また、片側だけでかむ癖がある場合にも、左右の筋肉がバランスよく使われないことで歯並びやかみ合わせが崩れる原因になります。
歯並びが悪いことで起こるリスク
虫歯・歯周病のリスク増加

歯並びが悪いと、口腔内の細かい箇所まできれいに歯磨きをすることが難しくなるため歯垢が残りやすくなり、虫歯や歯周病の発症リスクが高くなります。
歯並びやかみ合わせが悪いことで、一部の歯に汚れがたまりやすくなったり、食べ物が挟まりやすい箇所ができたりすることも、虫歯や歯周病のリスクを高める要因です。
滑舌が悪くなるリスク
前歯にすき間があったり、かみ合わせが悪かったりすると、歯や舌、唇を正しくスムーズに動かすことができなくなり、滑舌が悪くなるリスクがあります。

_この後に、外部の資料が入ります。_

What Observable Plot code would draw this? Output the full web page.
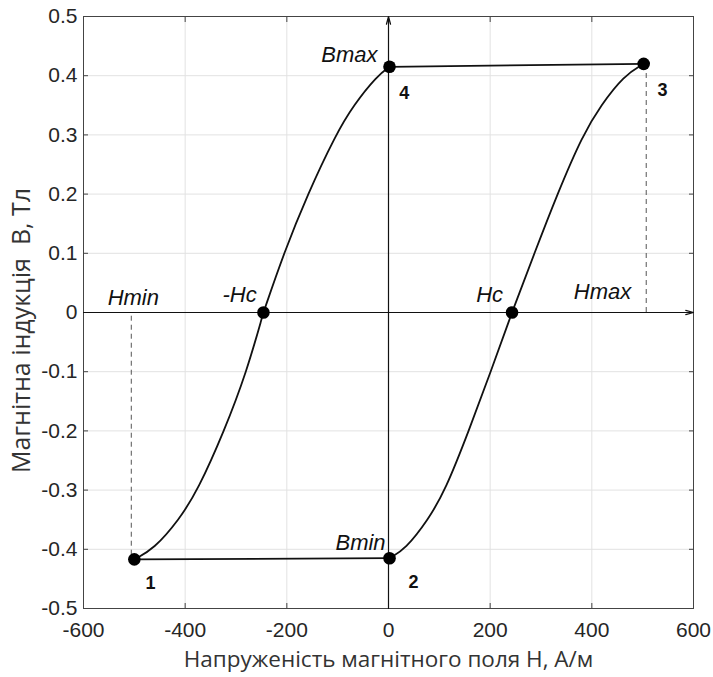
<!DOCTYPE html>
<html><head><meta charset="utf-8">
<script src="https://cdn.jsdelivr.net/npm/d3@7"></script>
<script src="https://cdn.jsdelivr.net/npm/@observablehq/plot@0.6"></script>
<style>body{margin:0;background:#fff} svg{display:block}</style>
</head><body><div id="chart"></div>
<script>
const xTicks = [-600, -400, -200, 0, 200, 400, 600];
const yTicks = [-0.5, -0.4, -0.3, -0.2, -0.1, 0, 0.1, 0.2, 0.3, 0.4, 0.5];
const xLabel = "Напруженість магнітного поля Н, А/м";
const yLabel = "Магнітна індукція  В, Тл";

// branches of the hysteresis loop (H in A/m, B in T)
const lowerLeftH  = [-500, -462, -412, -375, -323, -279, -246];
const lowerLeftB  = [-0.417, -0.4, -0.35, -0.3, -0.2, -0.1, 0];
const upperLeftH  = [-246, -206, -159, -104, -69, -22, 2];
const upperLeftB  = [0, 0.1, 0.2, 0.3, 0.35, 0.4, 0.415];
const lowerRightH = [2, 33, 78, 112, 158, 201, 243];
const lowerRightB = [-0.415, -0.4, -0.35, -0.3, -0.2, -0.1, 0];
const upperRightH = [243, 287, 332, 382, 418, 463, 502];
const upperRightB = [0, 0.1, 0.2, 0.3, 0.35, 0.4, 0.42];

// key points
const pointH = [-500, 2, 502, 2, -246, 243];
const pointB = [-0.417, -0.415, 0.42, 0.415, 0, 0];

// horizontal segments: bottom (1 -> 2), top (4 -> 3)
const segH1 = [-500, 2];
const segB1 = [-0.417, 0.415];
const segH2 = [2, 502];
const segB2 = [-0.415, 0.42];

// dashed verticals (Hmin, Hmax)
const dashH = [-506, 507];
const dashB1 = [-0.41, 0];
const dashB2 = [0, 0.415];

// annotations
const italicLabels = ["Bmax", "Hmin", "-Hc", "Hc", "Hmax", "Bmin"];
const italicH = [-77, -502, -293, 199, 421, -55];
const italicB = [0.435, 0.025, 0.029, 0.029, 0.034, -0.389];
const numLabels = ["1", "2", "3", "4"];
const numH = [-468, 49, 539, 31];
const numB = [-0.458, -0.456, 0.375, 0.37];

const mk = (H, B) => H.map((h, i) => ({H: h, B: B[i]}));
const txt = (L, H, B) => L.map((l, i) => ({label: l, H: H[i], B: B[i]}));
const branches = [
  mk(lowerLeftH, lowerLeftB), mk(upperLeftH, upperLeftB),
  mk(lowerRightH, lowerRightB), mk(upperRightH, upperRightB)
];
const segs = segH1.map((h, i) => ({x1: h, y1: segB1[i], x2: segH2[i], y2: segB2[i]}));
const dashes = dashH.map((h, i) => ({x: h, y1: dashB1[i], y2: dashB2[i]}));

const tc = "#262626";
const labelFont = "'Open Sans', 'DejaVu Sans', sans-serif";
const chart = Plot.plot({
  width: 713, height: 677,
  marginLeft: 83, marginRight: 20, marginTop: 16, marginBottom: 69,
  style: {fontFamily: "'Liberation Sans', Arial, sans-serif", fontSize: "21px", color: tc, background: "#fff"},
  x: {domain: [-600, 600]},
  y: {domain: [-0.5, 0.5]},
  marks: [
    Plot.gridX(xTicks, {stroke: "#e2e2e2", strokeOpacity: 1}),
    Plot.gridY(yTicks, {stroke: "#e2e2e2", strokeOpacity: 1}),
    Plot.frame({stroke: "#444"}),
    Plot.axisX(xTicks, {anchor: "bottom", tickSize: 0, tickPadding: 14, tickFormat: d => String(d), fontSize: 21, fill: tc, label: null}),
    Plot.axisY(yTicks, {anchor: "left", tickSize: 0, tickPadding: 6, tickFormat: d => String(d), fontSize: 21, fill: tc, label: null}),
    Plot.text([xLabel], {frameAnchor: "bottom", textAnchor: "middle", dy: 58, text: d => d, fontFamily: labelFont, fontSize: 22.5, fill: "#333"}),
    Plot.text([yLabel], {frameAnchor: "left", textAnchor: "middle", dx: -62, dy: 18, rotate: -90, text: d => d, fontFamily: labelFont, fontSize: 25, fill: "#333"}),
    Plot.axisX(xTicks, {anchor: "bottom", tickSize: -5, text: null, label: null, stroke: "#444"}),
    Plot.axisX(xTicks, {anchor: "top", tickSize: -5, text: null, label: null, stroke: "#444"}),
    Plot.axisY(yTicks, {anchor: "left", tickSize: -5, text: null, label: null, stroke: "#444"}),
    Plot.axisY(yTicks, {anchor: "right", tickSize: -5, text: null, label: null, stroke: "#444"}),
    // coordinate axes with arrows
    Plot.arrow([{x1: -600, y1: 0, x2: 600, y2: 0}], {x1: "x1", y1: "y1", x2: "x2", y2: "y2", stroke: "#111", strokeWidth: 1.2, headLength: 10, headAngle: 30}),
    Plot.arrow([{x1: 0, y1: -0.5, x2: 0, y2: 0.5}], {x1: "x1", y1: "y1", x2: "x2", y2: "y2", stroke: "#111", strokeWidth: 1.2, headLength: 10, headAngle: 30}),
    Plot.ruleX(dashes, {x: "x", y1: "y1", y2: "y2", stroke: "#555", strokeDasharray: "5,4", strokeWidth: 1}),
    Plot.link(segs, {x1: "x1", y1: "y1", x2: "x2", y2: "y2", stroke: "#111", strokeWidth: 1.8}),
    ...branches.map(b => Plot.line(b, {x: "H", y: "B", curve: "basis", stroke: "#111", strokeWidth: 1.8})),
    Plot.dot(mk(pointH, pointB), {x: "H", y: "B", r: 6.3, fill: "#000", stroke: "none"}),
    Plot.text(txt(italicLabels, italicH, italicB), {x: "H", y: "B", text: "label", fontStyle: "italic", fontSize: 22, fill: "#111"}),
    Plot.text(txt(numLabels, numH, numB), {x: "H", y: "B", text: "label", fontWeight: "bold", fontSize: 18, fill: "#111"})
  ]
});
document.getElementById("chart").appendChild(chart);
</script>
</body></html>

また、出っ歯や受け口、開咬、叢生などにより、空気が外に漏れだしやすくなることも、滑舌が悪くなる要因です。
コンプレックスになるリスク
歯並びの悪さは、見た目や滑舌の問題にもつながるため、心理的な負担となることもあります。
「歯並びがガタガタしている」「周りの人の歯並びと比べて自分の歯並びはよくない」「滑舌が悪い」という意識から、口を開けて笑うことや自ら率先して会話をすることを控えてしまうことも少なくありません。
このようなコンプレックスが、社会生活を送るうえでのハードルとなることもあります。
歯並び悪化を予防する方法
悪習慣の改善

まずは、日常で無意識に行ってしまっている悪習慣を改めることが必要です。
口呼吸や指しゃぶり、爪かみ、頬杖、姿勢の悪さなどは歯並びやあごの発達に悪影響を及ぼします。
また、口を閉じている際の舌を置く位置も重要です。
こういった悪習慣を改善することで、歯並びの悪化や矯正治療後の後戻りを防ぎやすくなります。
定期的な歯科検診の受診

歯科検診を定期的に受けることも重要です。
歯科医師に診てもらうことで、早期に問題を発見し、その時点での必要な対策を取ることができます。
特に成長期のお子さんの場合には、定期的な検診をすることで歯並びはもちろん、虫歯や悪癖などの早期発見に努めるようにしましょう。
日々の丁寧なセルフケア

毎日のブラッシングやフロスの使用などのセルフケアも、歯並びを保つためには欠かせません。
虫歯や歯周病により歯を失ったり歯が動揺したりするようになると、周りの歯が移動してくることで全体的な歯並びが崩れてしまうリスクがあります。
歯ブラシが届きにくい部分には特に注意を払い、丁寧に時間をかけて磨くようにしましょう。
口周りの筋力トレーニング

歯科医院では、口周りの筋力バランスを整える方法として、MFT(口腔筋機能療法)というトレーニングが用いられます。
舌の位置を正しく保つためのトレーニングや、筋力を鍛える運動を取り入れることで、口腔機能が改善され、歯並びの悪化を予防しやすくなります。
まとめ
歯並びは、遺伝や生活習慣などさまざまな原因で悪化します。
悪化を食い止め、きれいな歯並びを維持するためには、悪化の原因となる悪癖や悪習慣を改善し、虫歯や歯周病による歯の喪失や動揺を防ぐことが大切です。
日々のデンタルケア習慣と定期的な歯科検診により、歯の美しさを保っていきましょう。